* [Goal of the exercise] Your task is to output the listing word for word, with pictures excluded.
--- start Data extract ---
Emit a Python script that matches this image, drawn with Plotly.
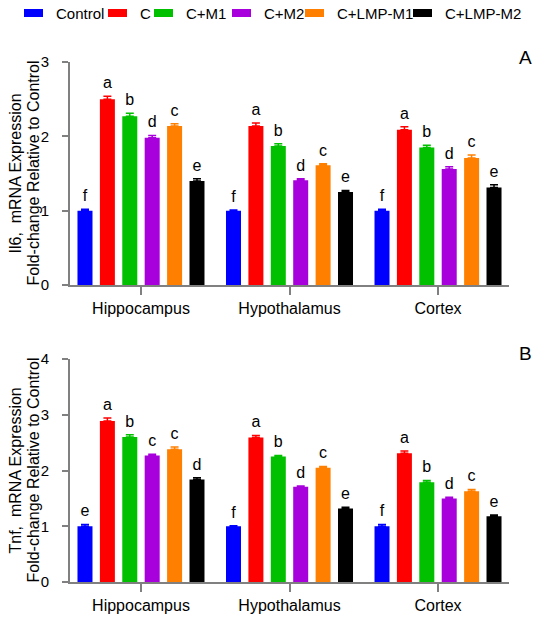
import plotly.graph_objects as go

W, H = 550, 617

regions = ["Hippocampus", "Hypothalamus", "Cortex"]
groups = ["Control", "C", "C+M1", "C+M2", "C+LMP-M1", "C+LMP-M2"]
colors = ["#0000FF", "#FF0000", "#00C000", "#A800DD", "#FF8000", "#000000"]

il6_ticks = [0, 1, 2, 3]
tnf_ticks = [0, 1, 2, 3, 4]

# Il6 (panel A), one list per group: Hippocampus, Hypothalamus, Cortex
il6_mean = {
    "Control": [1.00, 1.00, 1.00],
    "C": [2.50, 2.14, 2.09],
    "C+M1": [2.27, 1.87, 1.85],
    "C+M2": [1.98, 1.41, 1.56],
    "C+LMP-M1": [2.14, 1.61, 1.71],
    "C+LMP-M2": [1.40, 1.25, 1.31],
}
il6_err = {
    "Control": [0.02, 0.01, 0.02],
    "C": [0.04, 0.04, 0.04],
    "C+M1": [0.04, 0.03, 0.03],
    "C+M2": [0.03, 0.02, 0.03],
    "C+LMP-M1": [0.03, 0.02, 0.04],
    "C+LMP-M2": [0.03, 0.02, 0.04],
}
il6_letters = {
    "Control": ["f", "f", "f"],
    "C": ["a", "a", "a"],
    "C+M1": ["b", "b", "b"],
    "C+M2": ["d", "d", "d"],
    "C+LMP-M1": ["c", "c", "c"],
    "C+LMP-M2": ["e", "e", "e"],
}

# Tnf (panel B)
tnf_mean = {
    "Control": [1.00, 1.00, 1.00],
    "C": [2.89, 2.59, 2.31],
    "C+M1": [2.60, 2.25, 1.79],
    "C+M2": [2.27, 1.71, 1.50],
    "C+LMP-M1": [2.38, 2.05, 1.63],
    "C+LMP-M2": [1.84, 1.32, 1.18],
}
tnf_err = {
    "Control": [0.03, 0.01, 0.03],
    "C": [0.05, 0.04, 0.04],
    "C+M1": [0.04, 0.02, 0.03],
    "C+M2": [0.02, 0.01, 0.02],
    "C+LMP-M1": [0.04, 0.02, 0.03],
    "C+LMP-M2": [0.03, 0.02, 0.02],
}
tnf_letters = {
    "Control": ["e", "f", "f"],
    "C": ["a", "a", "a"],
    "C+M1": ["b", "b", "b"],
    "C+M2": ["c", "d", "d"],
    "C+LMP-M1": ["c", "c", "c"],
    "C+LMP-M2": ["d", "e", "e"],
}

FONT = "Arial, Liberation Sans, sans-serif"


def px(x):
    return x / W


def py(y):
    return 1 - y / H


fig = go.Figure()

panels = [
    (il6_mean, il6_err, il6_letters, "x", "y", "y3"),
    (tnf_mean, tnf_err, tnf_letters, "x2", "y2", "y4"),
]
for mean, err, letters, xa, ya, ylab in panels:
    for g, c in zip(groups, colors):
        fig.add_trace(go.Bar(
            x=regions, y=mean[g], name=g, marker_color=c, marker_line_width=0,
            offsetgroup=g, showlegend=False, xaxis=xa, yaxis=ya,
            error_y=dict(type="data", array=err[g], symmetric=False, arrayminus=[0] * 3,
                         color=c, thickness=1.5, width=4),
        ))
        # significance letters sit just above each error bar
        fig.add_trace(go.Scatter(
            x=regions, y=[m + e for m, e in zip(mean[g], err[g])],
            mode="markers+text", text=letters[g], textposition="top center",
            marker=dict(size=5, color="rgba(0,0,0,0)"),
            textfont=dict(size=16, color="black", family=FONT),
            offsetgroup=g, showlegend=False, xaxis=xa, yaxis=ya, hoverinfo="skip",
        ))
    # empty trace so the label-only overlay axis gets drawn
    fig.add_trace(go.Scatter(x=[regions[0]], y=[0], mode="markers",
                             marker=dict(color="rgba(0,0,0,0)"), showlegend=False,
                             hoverinfo="skip", xaxis=xa, yaxis=ylab))

axis_common = dict(showline=True, linecolor="#808080", linewidth=1.5, showgrid=False,
                   zeroline=False, ticks="outside", tickcolor="#808080", tickwidth=1.5,
                   automargin=False)
# overlay axis that only carries the y tick labels, set a bit further left
label_axis = dict(showline=False, showgrid=False, zeroline=False, ticks="outside",
                  ticklen=6, tickcolor="rgba(0,0,0,0)", tickfont=dict(size=15),
                  anchor="free", position=px(58), side="left", automargin=False)

fig.update_layout(
    width=W, height=H,
    margin=dict(l=0, r=0, t=0, b=0),
    paper_bgcolor="white", plot_bgcolor="white",
    font=dict(family=FONT, color="black"),
    barmode="group", bargap=0.095, bargroupgap=0.33,
    scattermode="group",
    xaxis=dict(domain=[px(70), px(509)], anchor="y", range=[-0.478, 2.478],
               ticklen=8, tickfont=dict(size=16), **axis_common),
    yaxis=dict(domain=[py(285), py(62)], anchor="x", range=[0, 3], tickvals=il6_ticks,
               showticklabels=False, ticklen=6, **axis_common),
    yaxis3=dict(overlaying="y", range=[0, 3], tickvals=il6_ticks, **label_axis),
    xaxis2=dict(domain=[px(70), px(509)], anchor="y2", range=[-0.478, 2.478],
                ticklen=8, tickfont=dict(size=16), **axis_common),
    yaxis2=dict(domain=[py(582), py(359)], anchor="x2", range=[0, 4], tickvals=tnf_ticks,
                showticklabels=False, ticklen=6, **axis_common),
    yaxis4=dict(overlaying="y2", range=[0, 4], tickvals=tnf_ticks, **label_axis),
    showlegend=False,
)

# y-axis titles, two lines each
titles = [("Il6,  mRNA Expression", "Fold-change Relative to Control", 173.5),
          ("Tnf,  mRNA Expression", "Fold-change Relative to Control", 470.5)]
for l1, l2, yc in titles:
    for txt, xc in [(l1, 15), (l2, 33)]:
        fig.add_annotation(text=txt, xref="paper", yref="paper", x=px(xc), y=py(yc),
                           xanchor="center", yanchor="middle", textangle=-90,
                           showarrow=False, font=dict(size=16))

# panel letters
for lab, yc in [("A", 57), ("B", 353)]:
    fig.add_annotation(text=lab, xref="paper", yref="paper", x=px(525), y=py(yc),
                       xanchor="center", yanchor="middle", showarrow=False,
                       font=dict(size=19))

# legend strip across the top
sw_left = [24, 108, 154, 232, 305, 413]
for g, c, x0 in zip(groups, colors, sw_left):
    fig.add_shape(type="rect", xref="paper", yref="paper",
                  x0=px(x0), x1=px(x0 + 19), y0=py(17), y1=py(9),
                  fillcolor=c, line_width=0)
    fig.add_annotation(text=g, xref="paper", yref="paper", x=px(x0 + 30), y=py(13),
                       xanchor="left", yanchor="middle", showarrow=False,
                       font=dict(size=15))

# drop the default page margin so the figure sits at the window's corner
fig.write_html("out.html", config={"displayModeBar": False},
               post_script="document.body.style.margin='0';document.body.style.overflow='hidden';")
--- end Data extract ---
* [The response]
Emit a Python script that matches this image, drawn with Plotly.
import plotly.graph_objects as go

W, H = 550, 617

regions = ["Hippocampus", "Hypothalamus", "Cortex"]
groups = ["Control", "C", "C+M1", "C+M2", "C+LMP-M1", "C+LMP-M2"]
colors = ["#0000FF", "#FF0000", "#00C000", "#A800DD", "#FF8000", "#000000"]

il6_ticks = [0, 1, 2, 3]
tnf_ticks = [0, 1, 2, 3, 4]

# Il6 (panel A), one list per group: Hippocampus, Hypothalamus, Cortex
il6_mean = {
    "Control": [1.00, 1.00, 1.00],
    "C": [2.50, 2.14, 2.09],
    "C+M1": [2.27, 1.87, 1.85],
    "C+M2": [1.98, 1.41, 1.56],
    "C+LMP-M1": [2.14, 1.61, 1.71],
    "C+LMP-M2": [1.40, 1.25, 1.31],
}
il6_err = {
    "Control": [0.02, 0.01, 0.02],
    "C": [0.04, 0.04, 0.04],
    "C+M1": [0.04, 0.03, 0.03],
    "C+M2": [0.03, 0.02, 0.03],
    "C+LMP-M1": [0.03, 0.02, 0.04],
    "C+LMP-M2": [0.03, 0.02, 0.04],
}
il6_letters = {
    "Control": ["f", "f", "f"],
    "C": ["a", "a", "a"],
    "C+M1": ["b", "b", "b"],
    "C+M2": ["d", "d", "d"],
    "C+LMP-M1": ["c", "c", "c"],
    "C+LMP-M2": ["e", "e", "e"],
}

# Tnf (panel B)
tnf_mean = {
    "Control": [1.00, 1.00, 1.00],
    "C": [2.89, 2.59, 2.31],
    "C+M1": [2.60, 2.25, 1.79],
    "C+M2": [2.27, 1.71, 1.50],
    "C+LMP-M1": [2.38, 2.05, 1.63],
    "C+LMP-M2": [1.84, 1.32, 1.18],
}
tnf_err = {
    "Control": [0.03, 0.01, 0.03],
    "C": [0.05, 0.04, 0.04],
    "C+M1": [0.04, 0.02, 0.03],
    "C+M2": [0.02, 0.01, 0.02],
    "C+LMP-M1": [0.04, 0.02, 0.03],
    "C+LMP-M2": [0.03, 0.02, 0.02],
}
tnf_letters = {
    "Control": ["e", "f", "f"],
    "C": ["a", "a", "a"],
    "C+M1": ["b", "b", "b"],
    "C+M2": ["c", "d", "d"],
    "C+LMP-M1": ["c", "c", "c"],
    "C+LMP-M2": ["d", "e", "e"],
}

FONT = "Arial, Liberation Sans, sans-serif"


def px(x):
    return x / W


def py(y):
    return 1 - y / H


fig = go.Figure()

panels = [
    (il6_mean, il6_err, il6_letters, "x", "y", "y3"),
    (tnf_mean, tnf_err, tnf_letters, "x2", "y2", "y4"),
]
for mean, err, letters, xa, ya, ylab in panels:
    for g, c in zip(groups, colors):
        fig.add_trace(go.Bar(
            x=regions, y=mean[g], name=g, marker_color=c, marker_line_width=0,
            offsetgroup=g, showlegend=False, xaxis=xa, yaxis=ya,
            error_y=dict(type="data", array=err[g], symmetric=False, arrayminus=[0] * 3,
                         color=c, thickness=1.5, width=4),
        ))
        # significance letters sit just above each error bar
        fig.add_trace(go.Scatter(
            x=regions, y=[m + e for m, e in zip(mean[g], err[g])],
            mode="markers+text", text=letters[g], textposition="top center",
            marker=dict(size=5, color="rgba(0,0,0,0)"),
            textfont=dict(size=16, color="black", family=FONT),
            offsetgroup=g, showlegend=False, xaxis=xa, yaxis=ya, hoverinfo="skip",
        ))
    # empty trace so the label-only overlay axis gets drawn
    fig.add_trace(go.Scatter(x=[regions[0]], y=[0], mode="markers",
                             marker=dict(color="rgba(0,0,0,0)"), showlegend=False,
                             hoverinfo="skip", xaxis=xa, yaxis=ylab))

axis_common = dict(showline=True, linecolor="#808080", linewidth=1.5, showgrid=False,
                   zeroline=False, ticks="outside", tickcolor="#808080", tickwidth=1.5,
                   automargin=False)
# overlay axis that only carries the y tick labels, set a bit further left
label_axis = dict(showline=False, showgrid=False, zeroline=False, ticks="outside",
                  ticklen=6, tickcolor="rgba(0,0,0,0)", tickfont=dict(size=15),
                  anchor="free", position=px(58), side="left", automargin=False)

fig.update_layout(
    width=W, height=H,
    margin=dict(l=0, r=0, t=0, b=0),
    paper_bgcolor="white", plot_bgcolor="white",
    font=dict(family=FONT, color="black"),
    barmode="group", bargap=0.095, bargroupgap=0.33,
    scattermode="group",
    xaxis=dict(domain=[px(70), px(509)], anchor="y", range=[-0.478, 2.478],
               ticklen=8, tickfont=dict(size=16), **axis_common),
    yaxis=dict(domain=[py(285), py(62)], anchor="x", range=[0, 3], tickvals=il6_ticks,
               showticklabels=False, ticklen=6, **axis_common),
    yaxis3=dict(overlaying="y", range=[0, 3], tickvals=il6_ticks, **label_axis),
    xaxis2=dict(domain=[px(70), px(509)], anchor="y2", range=[-0.478, 2.478],
                ticklen=8, tickfont=dict(size=16), **axis_common),
    yaxis2=dict(domain=[py(582), py(359)], anchor="x2", range=[0, 4], tickvals=tnf_ticks,
                showticklabels=False, ticklen=6, **axis_common),
    yaxis4=dict(overlaying="y2", range=[0, 4], tickvals=tnf_ticks, **label_axis),
    showlegend=False,
)

# y-axis titles, two lines each
titles = [("Il6,  mRNA Expression", "Fold-change Relative to Control", 173.5),
          ("Tnf,  mRNA Expression", "Fold-change Relative to Control", 470.5)]
for l1, l2, yc in titles:
    for txt, xc in [(l1, 15), (l2, 33)]:
        fig.add_annotation(text=txt, xref="paper", yref="paper", x=px(xc), y=py(yc),
                           xanchor="center", yanchor="middle", textangle=-90,
                           showarrow=False, font=dict(size=16))

# panel letters
for lab, yc in [("A", 57), ("B", 353)]:
    fig.add_annotation(text=lab, xref="paper", yref="paper", x=px(525), y=py(yc),
                       xanchor="center", yanchor="middle", showarrow=False,
                       font=dict(size=19))

# legend strip across the top
sw_left = [24, 108, 154, 232, 305, 413]
for g, c, x0 in zip(groups, colors, sw_left):
    fig.add_shape(type="rect", xref="paper", yref="paper",
                  x0=px(x0), x1=px(x0 + 19), y0=py(17), y1=py(9),
                  fillcolor=c, line_width=0)
    fig.add_annotation(text=g, xref="paper", yref="paper", x=px(x0 + 30), y=py(13),
                       xanchor="left", yanchor="middle", showarrow=False,
                       font=dict(size=15))

# drop the default page margin so the figure sits at the window's corner
fig.write_html("out.html", config={"displayModeBar": False},
               post_script="document.body.style.margin='0';document.body.style.overflow='hidden';")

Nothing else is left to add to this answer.